The Final Checklist Before You Buy

We’ve combed through the entire planning framework for greenhouse supplemental lighting from start to finish. That was a lot of information. So, before you get ready to place an order, run through this short final checklist below. Going through it item by item can help you avoid most common selection mistakes.

• Do I really need supplemental lighting? After confirming my geographic location, winter day length, and target crops, is supplemental lighting truly necessary?

• How much light do my plants need? I’ve checked the DLI requirements for my chosen plants and estimated the deficit my greenhouse’s natural light needs to fill.

• Am I choosing full-spectrum LEDs? I’ve confirmed the fixture provides a full spectrum that includes ample red and blue light, not a single-color lamp.

• Does the fixture have an adequate waterproof and dustproof rating? The greenhouse environment requires at least an IP65 rating to ensure resistance to moisture and dust.

• Have I checked the electrical specs? The plug type matches my existing circuits, or I’ve included the cost of electrical modification in my total budget.

• Have I calculated the long-term operating costs? I’ve factored in electricity costs, lifespan, and potential maintenance, not just stared at the sales price.

• Does the supplier provide a clear warranty and safety certifications? The product carries the relevant safety marks, and the warranty terms are clear and reasonable.
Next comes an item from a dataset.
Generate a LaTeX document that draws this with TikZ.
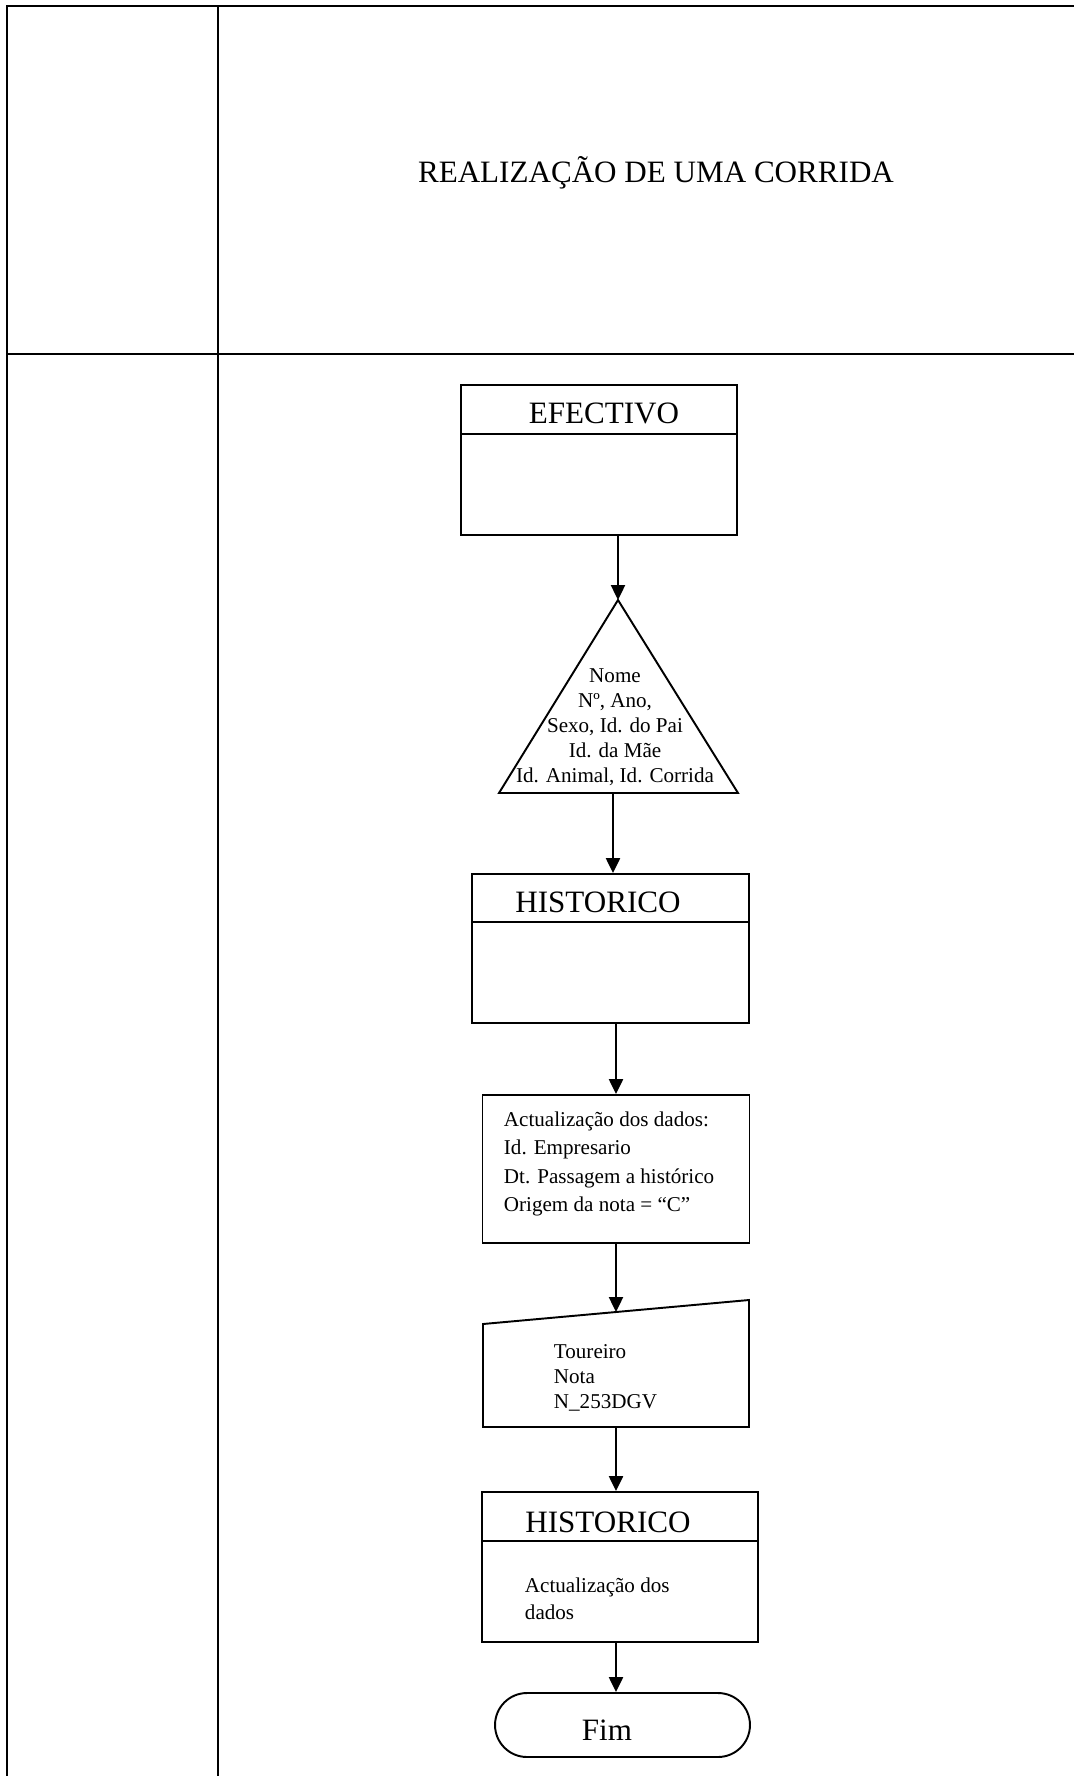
\documentclass[tikz,border=0pt]{standalone}
\usepackage{fontspec}
\setmainfont{Liberation Serif}
\usetikzlibrary{arrows.meta,calc}

\begin{document}
\begin{tikzpicture}[x=0.02cm, y=-0.02cm, line width=1.1pt,
  >={Triangle[width=8pt,length=8.5pt]},
  frame/.style={line width=1.3pt},
  big/.style={font=\fontsize{17.7}{21}\selectfont},
  small/.style={font=\fontsize{12}{#1}\selectfont},
  store/.style={draw, minimum width=5.52cm, minimum height=3cm, inner sep=0pt},
  txt/.style={inner sep=0pt, align=left, anchor=west}]

\useasboundingbox (0,0) rectangle (1074,1776);

\draw [frame] (7,1776) -- (7,6) -- (1074,6);
\draw [frame] (218,6) -- (218,1776);
\draw [frame] (7,354) -- (1074,354);
\node [big] (title) at (656,173) {REALIZAÇÃO DE UMA CORRIDA};

\node [store] (efectivo) at (599,460) {};
\draw ($(efectivo.north west)+(0,50)$) -- ($(efectivo.north east)+(0,50)$);
\node [big] (efectivoname) at (604,413) {EFECTIVO};

\coordinate (tritop) at (618,600);
\coordinate (tribase) at (613,793);
\draw [line join=miter] (tritop) -- (738,793) -- (499,793) -- cycle;
\node [small=14.2, align=center, inner sep=0pt] (campos) at (615,727)
  {Nome\\Nº, Ano,\\Sexo, Id. do Pai\\Id. da Mãe\\Id. Animal, Id. Corrida};

\node [store, minimum width=5.54cm, minimum height=2.98cm] (hist) at (610.5,948.5) {};
\draw ($(hist.north west)+(0,49)$) -- ($(hist.north east)+(0,49)$);
\node [big] (histname) at (598,902) {HISTORICO};

\node [store, minimum width=5.34cm, minimum height=2.96cm] (update) at (616,1169) {};
\node [txt, small=16.2] (updatetxt) at (503,1164)
  {Actualização dos dados:\\Id. Empresario\\Dt. Passagem a histórico\\Origem da nota = “C”};

\coordinate (mantop) at (616,1312);
\coordinate (manbot) at (616,1427);
\draw [line join=miter] (483,1324) -- (749,1300) -- (749,1427) -- (483,1427) -- cycle;
\node [txt, small=14.2] (mantxt) at (553,1378) {Toureiro\\Nota\\N\_253DGV};

\node [store] (histb) at (620,1567) {};
\draw ($(histb.north west)+(0,50)$) -- ($(histb.north east)+(0,50)$);
\node [big] (histbname) at (608,1522) {HISTORICO};
\node [txt, small=15.3] (histbtxt) at (524,1599) {Actualização dos\\dados};

\node [draw, rounded corners=0.64cm, minimum width=5.1cm, minimum height=1.28cm] (fim) at (622.5,1725) {};
\node [big] (fimtxt) at (607,1730) {Fim};

\draw [->] (efectivo.south -| tritop) -- (tritop);
\draw [->] (tribase) -- (tribase |- hist.north);
\draw [->] (update.north |- hist.south) -- (update.north);
\draw [->] (update.south) -- (mantop);
\draw [->] (manbot) -- (manbot |- histb.north);
\draw [->] (manbot |- histb.south) -- (manbot |- fim.north);

\end{tikzpicture}
\end{document}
• Do I need smart control features? Are automatic dimming, timer control, or remote management a worthwhile investment for the scale of my operation and my growing habits?

If you can give a clear answer to each of these questions, you can confidently make your choice. A good grow light is not a mere consumer purchase; it’s one of the most reliable productivity tools in your entire greenhouse production system. May every seed you sow grow under sufficient light and bring you a truly bountiful, tangible harvest.